I always had a fascination with medicine. I watched a lot of medical shows on television, where I found myself glued to the screen. Ultimately I decided to leave the business world, and apply to medical school. I then completed a post-baccalaureate, which involved living at home and being dependent on my parents for everything again. Eventually I made it to medical school, where I was also living at home and was dependent on them. These were some of the hardest years of my entire life, where much of it is blocked out of my mind. No matter how bad things were, my parents were always there for me. They were cheering me on no matter what. My happiest memories were making time for daytime television, where I would eat lunch and watch Maury. My mom would then come into the kitchen and say: “Why are you watching this trash?!” Every. Single. Time!
But alas I made it! I moved out to do residency with Arkansas with my wife Michelle. During that time I missed living back at home with my parents. It was a tough 3 years, and I’m sure they would have been just a little bit easier if my parents were around.
Finally fast forward to 2020, where I found the career that I’m meant to be in, at the hospital where I fit in perfectly. I’m working the backside of the clock, where I’m no longer feeling exhausted and actually am able to reach my full potential and then some.

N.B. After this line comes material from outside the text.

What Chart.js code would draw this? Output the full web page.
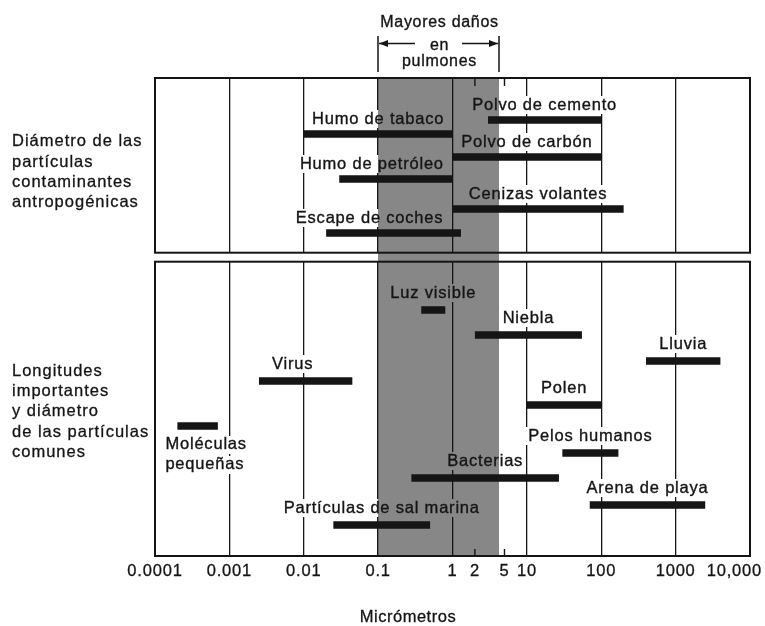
<!DOCTYPE html>
<html lang="es">
<head>
<meta charset="utf-8">
<title>Tamaño de las partículas</title>
<script src="https://cdn.jsdelivr.net/npm/chart.js@4.4.1/dist/chart.umd.min.js"></script>
<style>
  html, body { margin: 0; padding: 0; background: #fff; }
  #grafico { display: block; }
</style>
</head>
<body>
<canvas id="grafico" width="765" height="626"></canvas>
<script>
// Panel superior: partículas contaminantes antropogénicas (micrómetros)
const contaminantes = ['Polvo de cemento', 'Humo de tabaco', 'Polvo de carbón', 'Humo de petróleo', 'Cenizas volantes', 'Escape de coches'];
const contaminantesMin = [3, 0.01, 1, 0.03, 1, 0.02];
const contaminantesMax = [100, 1, 100, 1, 200, 1.3];
const contaminantesFila = [4.2, 5.6, 7.9, 10.1, 13.1, 15.5];

// Panel inferior: longitudes y partículas comunes (micrómetros)
const comunes = ['Luz visible', 'Niebla', 'Lluvia', 'Virus', 'Polen', 'Moléculas pequeñas', 'Pelos humanos', 'Bacterias', 'Arena de playa', 'Partículas de sal marina'];
const comunesMin = [0.38, 2, 400, 0.0025, 10, 0.0002, 30, 0.28, 70, 0.025];
const comunesMax = [0.8, 55, 4000, 0.045, 100, 0.0007, 170, 27, 2500, 0.5];
const comunesFila = [23.2, 25.7, 28.3, 30.3, 32.7, 34.8, 37.5, 40.0, 42.7, 44.7];

const marcas = [0.0001, 0.001, 0.01, 0.1, 1, 2, 5, 10, 100, 1000, 10000];
const marcasTexto = ['0.0001', '0.001', '0.01', '0.1', '1', '2', '5', '10', '100', '1000', '10,000'];
const decadas = [0.001, 0.01, 0.1, 1, 10, 100, 1000];
const zonaPulmones = [0.1, 4.2];

// layout
const panelSuperior = [0, 17.47];
const panelInferior = [18.37, 47.8];
const GRIS = '#878787';
const NEGRO = '#151515';
const FUENTE = '"Liberation Sans", Arial, sans-serif';
const ajustes = {
  'Humo de petróleo': { dx: -24 },
  'Escape de coches': { dx: -24 },
  'Virus': { dx: -13 },
  'Moléculas pequeñas': { dx: -12, debajo: true }
};

function segmentos(min, max, fila) {
  const pts = [];
  min.forEach((v, i) => {
    pts.push({ x: v, y: fila[i] }, { x: max[i], y: fila[i] }, { x: max[i], y: null });
  });
  return pts;
}

const etiquetas = [
  ...contaminantes.map((t, i) => ({ t, min: contaminantesMin[i], max: contaminantesMax[i], fila: contaminantesFila[i], dy: -15 })),
  ...comunes.map((t, i) => ({ t, min: comunesMin[i], max: comunesMax[i], fila: comunesFila[i], dy: -17 }))
];

// texto con un trazo fino para que se vea algo más grueso, como el impreso
function texto(ctx, t, px, py) {
  ctx.fillText(t, px, py);
  ctx.strokeText(t, px, py);
}

const dibujo = {
  id: 'dibujo',
  beforeDraw(chart) {
    const { ctx, chartArea: a, scales: { x } } = chart;
    const s0 = Math.round(x.getPixelForValue(zonaPulmones[0]));
    const s1 = Math.round(x.getPixelForValue(zonaPulmones[1]));
    ctx.save();
    ctx.fillStyle = '#fff';
    ctx.fillRect(0, 0, chart.width, chart.height);
    ctx.fillStyle = GRIS;
    ctx.fillRect(s0, a.top, s1 - s0, a.bottom - a.top);
    ctx.restore();
  },
  beforeDatasetsDraw(chart) {
    const { ctx, chartArea: a, scales: { x, y } } = chart;
    const s0 = Math.round(x.getPixelForValue(zonaPulmones[0]));
    const s1 = Math.round(x.getPixelForValue(zonaPulmones[1]));
    const caja = (l, t, w, h) => {
      l = Math.round(l); t = Math.round(t);
      w = Math.round(w); h = Math.round(h);
      ctx.fillStyle = '#fff';
      ctx.fillRect(l, t, w, h);
      const i0 = Math.max(l, s0), i1 = Math.min(l + w, s1);
      if (i1 > i0) {
        ctx.fillStyle = GRIS;
        ctx.fillRect(i0, t, i1 - i0, h);
      }
    };
    ctx.save();

    // hueco entre los dos paneles
    const g0 = y.getPixelForValue(panelSuperior[1]);
    const g1 = y.getPixelForValue(panelInferior[0]);
    caja(a.left - 3, g0, a.width + 6, g1 - g0);

    ctx.strokeStyle = NEGRO;
    ctx.lineWidth = 2;
    [panelSuperior, panelInferior].forEach(p => {
      const t = y.getPixelForValue(p[0]);
      const b = y.getPixelForValue(p[1]);
      ctx.strokeRect(a.left, t, a.width, b - t);
    });

    // marcas cortas en 2 y 5
    ctx.lineWidth = 1.4;
    [2, 5].forEach(v => {
      const px = x.getPixelForValue(v);
      ctx.beginPath();
      ctx.moveTo(px, a.top);
      ctx.lineTo(px, a.top + 8);
      ctx.moveTo(px, a.bottom);
      ctx.lineTo(px, a.bottom - 7);
      ctx.stroke();
    });

    // nombres de las barras: primero el fondo, luego el texto
    ctx.font = '16.5px ' + FUENTE;
    ctx.letterSpacing = '0.8px';
    ctx.textBaseline = 'middle';
    const textos = [];
    etiquetas.forEach(e => {
      const aj = ajustes[e.t] || {};
      const x0 = x.getPixelForValue(e.min);
      const x1 = x.getPixelForValue(e.max);
      const py = y.getPixelForValue(e.fila);
      if (aj.debajo) {
        e.t.split(' ').forEach((l, k) => {
          const w = ctx.measureText(l).width;
          textos.push({ l, lx: x0 + aj.dx, ly: py + 18.5 + k * 20, w });
        });
      } else {
        const w = ctx.measureText(e.t).width;
        const cx = (x0 + x1) / 2 + (aj.dx || 0);
        textos.push({ l: e.t, lx: cx - w / 2, ly: py + e.dy, w });
      }
    });
    textos.forEach(o => caja(o.lx - 3, o.ly - 9, o.w + 5, 18));
    ctx.fillStyle = NEGRO;
    ctx.strokeStyle = NEGRO;
    ctx.lineWidth = 0.35;
    ctx.textAlign = 'left';
    textos.forEach(o => texto(ctx, o.l, o.lx, o.ly));
    ctx.restore();
  },
  afterDraw(chart) {
    const { ctx, chartArea: a, scales: { x, y } } = chart;
    const s0 = Math.round(x.getPixelForValue(zonaPulmones[0]));
    const s1 = Math.round(x.getPixelForValue(zonaPulmones[1]));
    ctx.save();
    ctx.fillStyle = NEGRO;
    ctx.strokeStyle = NEGRO;

    // encabezado "Mayores daños en pulmones"
    const cx = (s0 + s1) / 2 + 1;
    ctx.font = '16px ' + FUENTE;
    ctx.letterSpacing = '0.7px';
    ctx.textAlign = 'center';
    ctx.textBaseline = 'alphabetic';
    ctx.lineWidth = 0.35;
    texto(ctx, 'Mayores daños', cx, 27);
    texto(ctx, 'en', cx, 49.5);
    texto(ctx, 'pulmones', cx, 66);
    ctx.lineWidth = 1.5;
    ctx.beginPath();
    ctx.moveTo(s0, 36); ctx.lineTo(s0, 72);
    ctx.moveTo(s1, 36); ctx.lineTo(s1, 72);
    ctx.moveTo(s0 + 1, 43.5); ctx.lineTo(s0 + 37, 43.5);
    ctx.moveTo(s1 - 1, 43.5); ctx.lineTo(s1 - 37, 43.5);
    ctx.stroke();
    ctx.beginPath();
    ctx.moveTo(s0 + 1, 43.5); ctx.lineTo(s0 + 10, 40); ctx.lineTo(s0 + 10, 47); ctx.closePath();
    ctx.moveTo(s1 - 1, 43.5); ctx.lineTo(s1 - 10, 40); ctx.lineTo(s1 - 10, 47); ctx.closePath();
    ctx.fill();

    // rótulos de los paneles
    ctx.font = '16.5px ' + FUENTE;
    ctx.letterSpacing = '1px';
    ctx.lineWidth = 0.3;
    ctx.textAlign = 'left';
    ctx.textBaseline = 'middle';
    const bloque = (lineas, centro) => {
      const y0 = centro - (lineas.length - 1) * 20.4 / 2;
      lineas.forEach((l, k) => texto(ctx, l, 12, y0 + k * 20.4));
    };
    const cSup = (y.getPixelForValue(panelSuperior[0]) + y.getPixelForValue(panelSuperior[1])) / 2;
    const cInf = (y.getPixelForValue(panelInferior[0]) + y.getPixelForValue(panelInferior[1])) / 2;
    bloque(['Diámetro de las', 'partículas', 'contaminantes', 'antropogénicas'], cSup + 7);
    bloque(['Longitudes', 'importantes', 'y diámetro', 'de las partículas', 'comunes'], cInf + 3);

    // etiquetas del eje
    ctx.letterSpacing = '0.8px';
    ctx.textAlign = 'center';
    marcas.forEach((v, i) => {
      const w = ctx.measureText(marcasTexto[i]).width;
      let px = x.getPixelForValue(v);
      px = Math.min(Math.max(px, w / 2 + 2), chart.width - w / 2 - 3);
      texto(ctx, marcasTexto[i], px, a.bottom + 15);
    });
    ctx.letterSpacing = '0.5px';
    texto(ctx, 'Micrómetros', 408, 617);
    ctx.restore();
  }
};

new Chart(document.getElementById('grafico'), {
  type: 'line',
  data: {
    datasets: [
      {
        label: 'Contaminantes antropogénicas',
        data: segmentos(contaminantesMin, contaminantesMax, contaminantesFila),
        borderColor: NEGRO,
        borderWidth: 7.5,
        borderCapStyle: 'butt',
        pointRadius: 0,
        spanGaps: false,
        tension: 0
      },
      {
        label: 'Partículas comunes',
        data: segmentos(comunesMin, comunesMax, comunesFila),
        borderColor: NEGRO,
        borderWidth: 7.5,
        borderCapStyle: 'butt',
        pointRadius: 0,
        spanGaps: false,
        tension: 0
      }
    ]
  },
  options: {
    responsive: false,
    animation: false,
    devicePixelRatio: 1,
    layout: { padding: { left: 155, right: 15, top: 78, bottom: 70 } },
    plugins: {
      legend: { display: false },
      tooltip: { enabled: false }
    },
    scales: {
      x: {
        type: 'logarithmic',
        min: 0.0001,
        max: 10000,
        afterBuildTicks: s => { s.ticks = decadas.map(v => ({ value: v })); },
        ticks: { display: false },
        border: { display: false },
        grid: { color: NEGRO, lineWidth: 1.3, drawTicks: false }
      },
      y: {
        type: 'linear',
        reverse: true,
        min: 0,
        max: 47.8,
        display: false
      }
    }
  },
  plugins: [dibujo]
});
</script>
</body>
</html>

So now it’s present day and I’m not working at all. I feel that everything in life is perfectly balanced, and this is what it means when people talk about not working a day in your life. I get to do what I love for a third of the month, and then spend the rest of the month being a stay-at-home dad.

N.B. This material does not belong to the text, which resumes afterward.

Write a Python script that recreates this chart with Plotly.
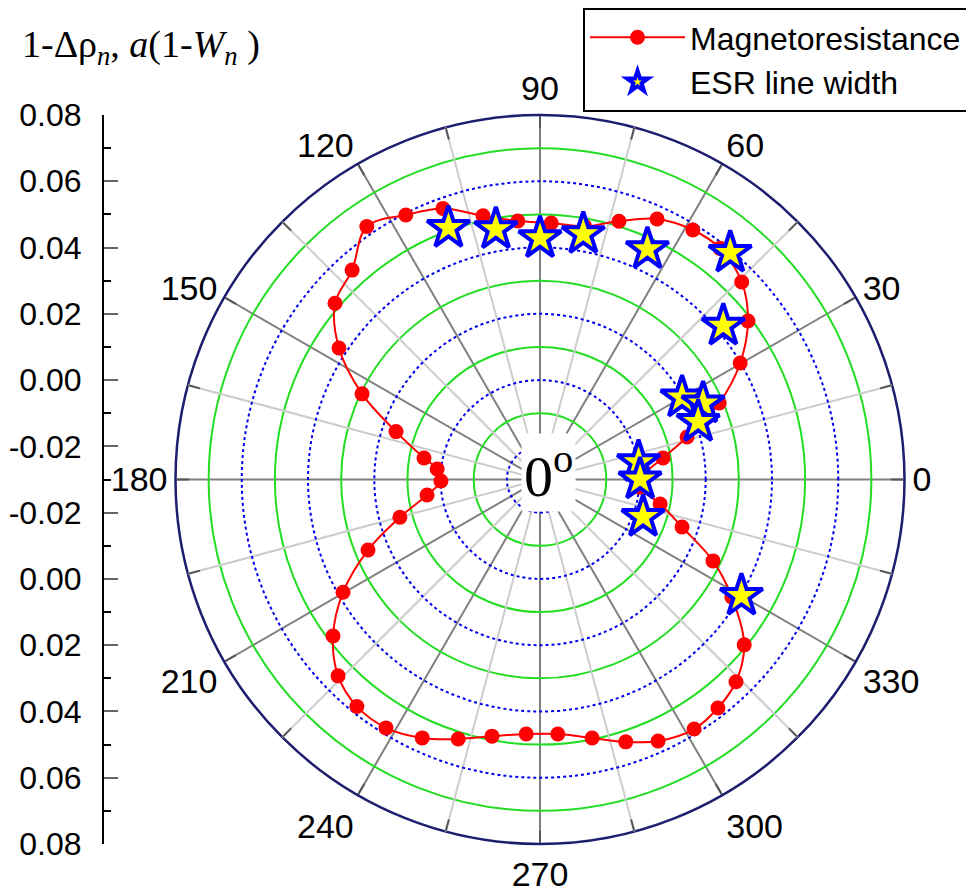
import plotly.graph_objects as go

# Magnetoresistance (angle in degrees, value)
mr_theta = [2.7, 9.9, 16.1, 23.1, 30.2, 37.3, 44.4, 52.1, 58.5, 65.8, 73.0, 80.0,
            87.5, 94.9, 102.2, 109.7, 116.9, 124.4, 131.9, 139.3, 146.8, 154.3,
            161.6, 169.5, 174.2, 180.9, 187.8, 195.1, 202.3, 209.8, 217.1, 224.2,
            231.1, 238.2, 245.5, 252.5, 259.4, 266.9, 274.0, 281.4, 288.1, 294.3,
            301.7, 307.9, 314.1, 321.0, 328.5, 334.8, 341.5, 348.5, 355.6]
mr_r = [0.0014, 0.0077, 0.0162, 0.0288, 0.0399, 0.0489, 0.0552, 0.0584, 0.0583,
        0.0562, 0.0515, 0.0476, 0.0475, 0.0483, 0.0514, 0.0569, 0.0595, 0.0625,
        0.0549, 0.0516, 0.0425, 0.0296, 0.0158, 0.0056, 0.0012, -0.0001, 0.0044,
        0.0138, 0.0261, 0.0385, 0.0483, 0.0550, 0.0580, 0.0582, 0.0557, 0.0521,
        0.0488, 0.0469, 0.0470, 0.0496, 0.0533, 0.0566, 0.0585, 0.0574, 0.0550,
        0.0493, 0.0379, 0.0277, 0.0152, 0.0070, 0.0002]

# ESR line width
esr_theta = [110, 100, 90, 80, 65, 50, 40, 30, 25, 20, 10, 0, 340, 330]
esr_r = [0.0508, 0.0467, 0.0428, 0.0452, 0.0467, 0.0593, 0.0422, 0.0195,
         0.0243, 0.0208, 0.0002, 0.0002, 0.0031, 0.0402]

r_min, r_max = -0.03, 0.08
green_rings = [-0.01, 0.01, 0.03, 0.05, 0.07]
blue_rings = [-0.02, 0.00, 0.02, 0.04, 0.06]
major_angles = list(range(0, 360, 30))
minor_angles = list(range(15, 360, 30))
radial_labels = [-0.02, 0.00, 0.02, 0.04, 0.06, 0.08]

SANS = "Liberation Sans, Arial, sans-serif"
SERIF = "Liberation Serif, Times New Roman, serif"

W, H = 974, 894
OFF = 8  # page body margin compensation
cx, cy, R = 540 - OFF, 479.5 - OFF, 364.5
dom_x = [(cx - R) / W, (cx + R) / W]
dom_y = [(H - cy - R) / H, (H - cy + R) / H]

fig = go.Figure()

# empty trace so the base polar (green rings, spokes, labels) gets drawn
fig.add_trace(go.Scatterpolar(r=[None], theta=[None], subplot="polar",
                              showlegend=False, hoverinfo="skip"))

th = mr_theta + [mr_theta[0]]
rr = mr_r + [mr_r[0]]
fig.add_trace(go.Scatterpolar(
    r=rr, theta=th, mode="lines+markers", name="Magnetoresistance",
    line=dict(color="#ff0000", width=2, shape="spline"),
    marker=dict(color="#ff0000", size=15, symbol="circle"),
    subplot="polar2"))
fig.add_trace(go.Scatterpolar(
    r=esr_r, theta=esr_theta, mode="markers", name="ESR line width",
    marker=dict(color="#ffff00", size=32, symbol="star",
                line=dict(color="#0000ff", width=4)),
    subplot="polar2"))

# dummy trace to activate the cartesian axis on the left
fig.add_trace(go.Scatter(x=[None], y=[None], showlegend=False, hoverinfo="skip",
                         xaxis="x", yaxis="y"))

span = r_max - r_min
offs_major = []
txt_major = []
for v in radial_labels:
    offs_major.append(round(v - r_min, 4))
    txt_major.append(f"{v:.2f}")
    offs_major.append(round(-(v - r_min), 4))
    txt_major.append(f"{v:.2f}")
offs_minor = [0.0]
for v in green_rings:
    offs_minor.append(round(v - r_min, 4))
    offs_minor.append(round(-(v - r_min), 4))

fig.update_layout(
    width=W, height=H,
    margin=dict(l=0, r=0, t=0, b=0, autoexpand=False),
    paper_bgcolor="white", plot_bgcolor="rgba(0,0,0,0)",
    showlegend=True,
    legend=dict(x=(968 - OFF) / W, y=1.0, xanchor="right", yanchor="top",
                bordercolor="black", borderwidth=2, bgcolor="white",
                font=dict(family=SANS, size=32, color="black"),
                itemwidth=95, tracegroupgap=0),
    polar=dict(
        domain=dict(x=dom_x, y=dom_y),
        bgcolor="white",
        radialaxis=dict(range=[r_min, r_max], tickvals=green_rings,
                        showticklabels=False, ticks="", showline=False,
                        gridcolor="#22dd22", gridwidth=1.5),
        angularaxis=dict(tickvals=major_angles,
                         ticktext=[str(a) for a in major_angles],
                         direction="counterclockwise", rotation=0,
                         gridcolor="#808080", gridwidth=1.5,
                         ticks="inside", ticklen=12, tickwidth=1.5,
                         tickcolor="#555555",
                         linecolor="#1e1e6e", linewidth=2.5, showline=True,
                         tickfont=dict(family=SANS, size=34, color="black")),
    ),
    polar2=dict(
        domain=dict(x=dom_x, y=dom_y),
        bgcolor="rgba(0,0,0,0)",
        radialaxis=dict(range=[r_min, r_max], tickvals=blue_rings,
                        showticklabels=False, ticks="", showline=False,
                        gridcolor="#0000ee", gridwidth=1.5, griddash="dot"),
        angularaxis=dict(tickvals=minor_angles, showticklabels=False,
                         direction="counterclockwise", rotation=0,
                         gridcolor="#cccccc", gridwidth=1.5,
                         ticks="inside", ticklen=12, tickwidth=1.5,
                         tickcolor="#555555", showline=False),
    ),
    xaxis=dict(domain=[0, 0.05], visible=False, range=[0, 1]),
    yaxis=dict(domain=dom_y, range=[-span, span], anchor="free",
               position=(103 - OFF) / W, side="left",
               showline=True, linecolor="black", linewidth=2,
               showgrid=False, zeroline=False,
               tickvals=offs_major, ticktext=txt_major,
               ticks="inside", ticklen=14, tickwidth=2, tickcolor="#666666",
               ticklabelstandoff=14,
               tickfont=dict(family=SANS, size=32, color="black")
               ,
               minor=dict(tickvals=offs_minor, ticks="inside", ticklen=7,
                          tickwidth=2, tickcolor="black", showgrid=False)),
    annotations=[
        dict(text="0<sup>o</sup>", x=(cx + 8) / W, y=(H - cy + 7) / H,
             xref="paper", yref="paper", showarrow=False,
             xanchor="center", yanchor="middle",
             font=dict(family=SERIF, size=58, color="black"),
             bgcolor="white", borderpad=2),
        dict(text="1-Δρ<sub><i>n</i></sub>, <i>a</i>(1-<i>W</i><sub><i>n</i></sub> )",
             x=(20 - OFF) / W, y=1 - (21 - OFF) / H, xref="paper", yref="paper",
             showarrow=False, xanchor="left", yanchor="top",
             font=dict(family=SERIF, size=38, color="black")),
    ],
)

fig.write_html("out.html")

In order for myself to have a career that wouldn’t require me to “work” anymore, my mom spent her life working the same boring Monday through Friday grind so that my sister and I could live a better life and pursue what we were passionate about. That was quite the sacrifice to make.
I’ll also be a “horrible” parent to my children…
In the end, I never received the 1991 Lego night patroller set. But what I received was much more. I was given every opportunity imaginable to live my life to the fullest and to also not have to deal with the many challenges my parents faced head-on.
I hope to do the same with my children growing up. I will give anything so that they will have every single advantage and opportunity available to them, so they too can live their best lives. I don’t want them to have to deal with the challenges I faced. I have zero regrets, because I wouldn’t be where I am now if I took a different path. But at least when I had those challenges, my parents were there for me every single time.
I’m sure my children will call me “horrible” when I don’t buy them a toy they want. Believe me, I don’t mind. I want you all to know that not getting the Lego set was the most horrible thing my parents did to me. I hope this will also be the horrible thing to do to my children, because I would not want them to deal with any of the struggles I had growing up… The exact same way my parents did not want me dealing with their own struggles.
I am forever grateful to them for everything they have done for me. I wouldn’t be who I am and where I am without them. I love you.